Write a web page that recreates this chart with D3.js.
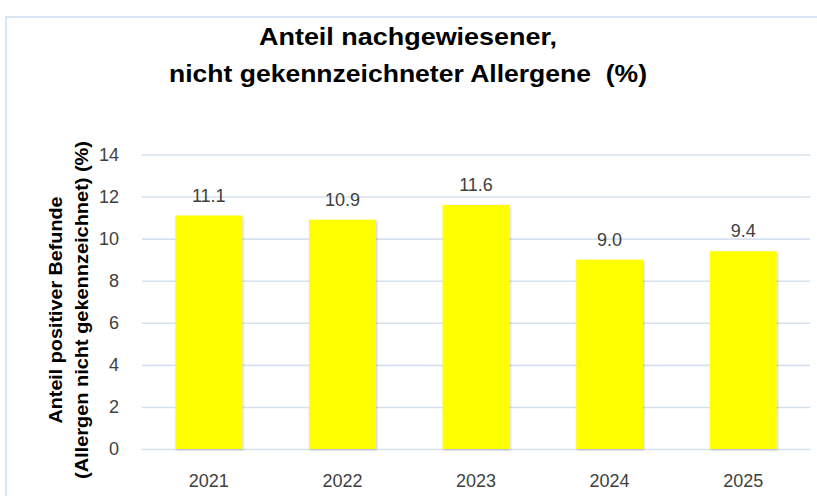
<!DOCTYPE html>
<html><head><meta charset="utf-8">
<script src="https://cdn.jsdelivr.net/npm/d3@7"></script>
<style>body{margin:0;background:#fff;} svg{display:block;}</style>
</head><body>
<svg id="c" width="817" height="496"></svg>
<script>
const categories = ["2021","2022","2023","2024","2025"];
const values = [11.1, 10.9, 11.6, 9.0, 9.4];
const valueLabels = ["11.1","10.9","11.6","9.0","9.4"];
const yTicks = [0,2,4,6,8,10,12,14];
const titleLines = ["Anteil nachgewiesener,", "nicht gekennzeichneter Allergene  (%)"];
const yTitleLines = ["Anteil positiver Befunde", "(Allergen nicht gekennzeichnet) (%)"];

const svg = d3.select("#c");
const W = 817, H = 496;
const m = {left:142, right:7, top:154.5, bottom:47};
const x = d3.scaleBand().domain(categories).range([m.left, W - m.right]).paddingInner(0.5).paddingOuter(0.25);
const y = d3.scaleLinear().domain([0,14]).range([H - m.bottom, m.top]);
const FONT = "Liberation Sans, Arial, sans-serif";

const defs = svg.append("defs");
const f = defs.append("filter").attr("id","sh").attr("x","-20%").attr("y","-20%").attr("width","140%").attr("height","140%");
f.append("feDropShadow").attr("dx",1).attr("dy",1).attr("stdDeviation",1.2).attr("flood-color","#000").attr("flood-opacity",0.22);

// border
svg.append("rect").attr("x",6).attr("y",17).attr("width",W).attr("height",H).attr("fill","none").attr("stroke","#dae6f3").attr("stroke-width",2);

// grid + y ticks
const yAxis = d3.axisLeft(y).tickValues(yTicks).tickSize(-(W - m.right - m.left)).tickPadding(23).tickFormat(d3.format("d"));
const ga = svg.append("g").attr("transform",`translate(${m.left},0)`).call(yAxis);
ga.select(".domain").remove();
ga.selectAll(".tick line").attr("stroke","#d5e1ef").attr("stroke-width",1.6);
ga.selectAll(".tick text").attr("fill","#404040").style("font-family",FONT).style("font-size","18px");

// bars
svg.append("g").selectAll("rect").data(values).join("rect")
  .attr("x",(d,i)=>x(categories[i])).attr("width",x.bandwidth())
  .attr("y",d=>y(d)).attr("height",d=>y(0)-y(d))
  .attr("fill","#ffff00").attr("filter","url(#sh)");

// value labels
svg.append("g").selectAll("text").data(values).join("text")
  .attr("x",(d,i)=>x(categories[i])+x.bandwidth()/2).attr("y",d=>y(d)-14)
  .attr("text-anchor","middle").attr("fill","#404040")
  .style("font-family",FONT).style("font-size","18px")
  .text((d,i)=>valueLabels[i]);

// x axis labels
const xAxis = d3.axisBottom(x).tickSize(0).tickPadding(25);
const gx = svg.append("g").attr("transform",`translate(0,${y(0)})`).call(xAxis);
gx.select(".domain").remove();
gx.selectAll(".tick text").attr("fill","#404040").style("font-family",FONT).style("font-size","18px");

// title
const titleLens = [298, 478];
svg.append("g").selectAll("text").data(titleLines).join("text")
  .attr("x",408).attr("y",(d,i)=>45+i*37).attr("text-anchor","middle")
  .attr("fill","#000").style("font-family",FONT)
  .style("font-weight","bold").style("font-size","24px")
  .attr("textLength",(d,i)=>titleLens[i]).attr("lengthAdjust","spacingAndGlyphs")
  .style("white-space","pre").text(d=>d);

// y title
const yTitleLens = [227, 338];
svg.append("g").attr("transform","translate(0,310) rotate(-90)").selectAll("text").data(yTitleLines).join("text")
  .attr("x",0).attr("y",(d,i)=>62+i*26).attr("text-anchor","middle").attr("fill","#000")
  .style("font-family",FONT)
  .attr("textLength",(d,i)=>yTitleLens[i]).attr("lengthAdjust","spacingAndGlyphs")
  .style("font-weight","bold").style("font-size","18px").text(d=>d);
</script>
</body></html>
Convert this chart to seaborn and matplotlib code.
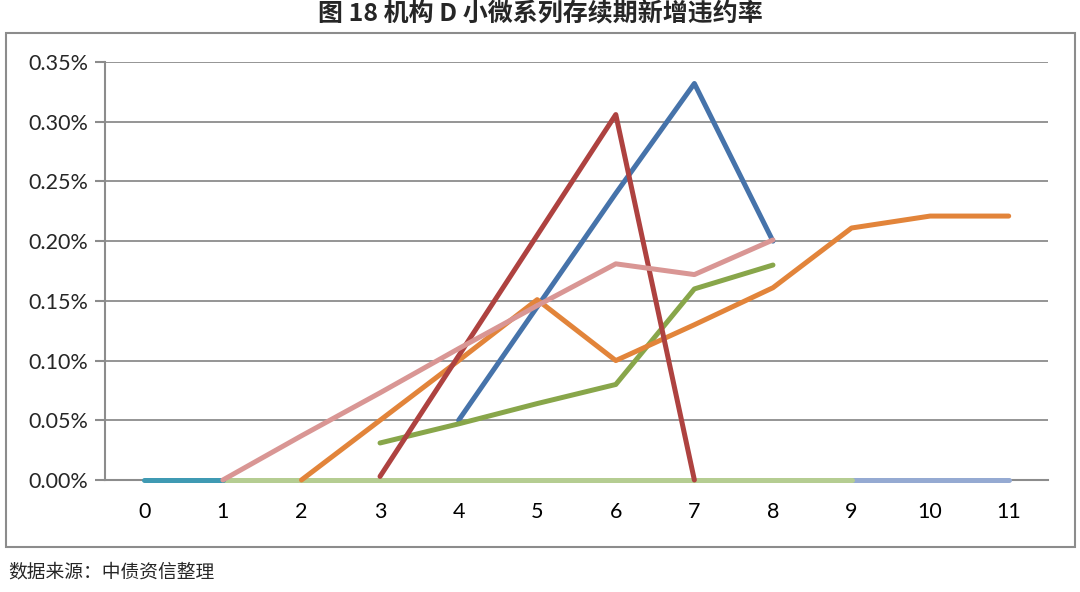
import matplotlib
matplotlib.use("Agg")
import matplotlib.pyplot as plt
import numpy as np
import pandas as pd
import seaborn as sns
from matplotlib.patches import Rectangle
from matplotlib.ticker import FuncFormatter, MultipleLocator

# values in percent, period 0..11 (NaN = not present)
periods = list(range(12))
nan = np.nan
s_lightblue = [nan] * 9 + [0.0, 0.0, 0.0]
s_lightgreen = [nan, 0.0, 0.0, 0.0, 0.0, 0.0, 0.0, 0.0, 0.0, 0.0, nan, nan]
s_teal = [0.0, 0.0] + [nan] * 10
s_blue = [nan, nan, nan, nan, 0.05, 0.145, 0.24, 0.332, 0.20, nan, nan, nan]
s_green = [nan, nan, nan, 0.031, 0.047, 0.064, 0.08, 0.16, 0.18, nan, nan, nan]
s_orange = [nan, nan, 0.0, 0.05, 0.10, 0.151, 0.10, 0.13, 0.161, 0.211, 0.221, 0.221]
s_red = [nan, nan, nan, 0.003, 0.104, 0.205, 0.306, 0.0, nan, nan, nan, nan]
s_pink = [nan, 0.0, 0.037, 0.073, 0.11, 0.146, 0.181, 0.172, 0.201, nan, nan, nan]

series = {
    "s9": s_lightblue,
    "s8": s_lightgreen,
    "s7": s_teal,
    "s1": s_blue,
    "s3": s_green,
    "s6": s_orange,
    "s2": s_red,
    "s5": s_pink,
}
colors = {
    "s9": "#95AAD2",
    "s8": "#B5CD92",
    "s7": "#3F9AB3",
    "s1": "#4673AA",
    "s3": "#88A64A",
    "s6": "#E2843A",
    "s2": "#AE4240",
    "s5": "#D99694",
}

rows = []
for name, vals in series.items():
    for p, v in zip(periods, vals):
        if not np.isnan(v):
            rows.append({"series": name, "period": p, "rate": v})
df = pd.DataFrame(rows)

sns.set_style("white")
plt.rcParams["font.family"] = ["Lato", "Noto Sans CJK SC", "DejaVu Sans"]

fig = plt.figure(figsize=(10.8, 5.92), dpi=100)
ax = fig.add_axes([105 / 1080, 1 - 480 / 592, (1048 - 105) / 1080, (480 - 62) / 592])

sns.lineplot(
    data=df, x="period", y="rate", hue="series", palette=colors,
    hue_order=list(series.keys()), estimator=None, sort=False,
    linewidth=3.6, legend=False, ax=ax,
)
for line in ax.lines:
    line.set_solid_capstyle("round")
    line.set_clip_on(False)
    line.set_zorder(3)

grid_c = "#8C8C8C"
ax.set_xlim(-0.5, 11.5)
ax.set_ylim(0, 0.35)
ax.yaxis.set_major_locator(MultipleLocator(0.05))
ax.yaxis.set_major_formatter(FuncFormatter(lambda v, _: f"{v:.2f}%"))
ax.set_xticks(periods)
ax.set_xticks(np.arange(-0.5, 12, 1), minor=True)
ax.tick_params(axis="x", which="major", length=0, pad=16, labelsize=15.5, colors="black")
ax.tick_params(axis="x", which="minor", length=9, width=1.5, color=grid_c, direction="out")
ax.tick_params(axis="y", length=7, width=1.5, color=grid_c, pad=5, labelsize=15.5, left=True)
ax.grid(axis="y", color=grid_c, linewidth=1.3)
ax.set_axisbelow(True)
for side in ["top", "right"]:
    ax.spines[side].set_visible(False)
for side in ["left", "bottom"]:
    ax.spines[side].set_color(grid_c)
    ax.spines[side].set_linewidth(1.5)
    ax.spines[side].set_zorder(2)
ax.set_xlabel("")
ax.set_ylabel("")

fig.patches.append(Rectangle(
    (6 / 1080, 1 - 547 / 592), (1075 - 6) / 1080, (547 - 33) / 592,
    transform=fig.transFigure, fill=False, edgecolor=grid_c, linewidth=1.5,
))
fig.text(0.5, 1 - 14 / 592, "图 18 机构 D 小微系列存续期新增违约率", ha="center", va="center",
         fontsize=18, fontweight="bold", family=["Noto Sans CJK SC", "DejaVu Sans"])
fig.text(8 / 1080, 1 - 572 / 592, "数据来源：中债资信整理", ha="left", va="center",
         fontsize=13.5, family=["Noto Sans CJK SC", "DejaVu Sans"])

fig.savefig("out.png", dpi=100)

• • •

Repeat exactly the stretch of lines that opens with the line containing "Convert this chart" and closes with the line containing "from matplotlib.ticker import". Leave the pictures out, and add nothing.

Convert this chart to seaborn and matplotlib code.
import matplotlib
matplotlib.use("Agg")
import matplotlib.pyplot as plt
import numpy as np
import pandas as pd
import seaborn as sns
from matplotlib.patches import Rectangle
from matplotlib.ticker import FuncFormatter, MultipleLocator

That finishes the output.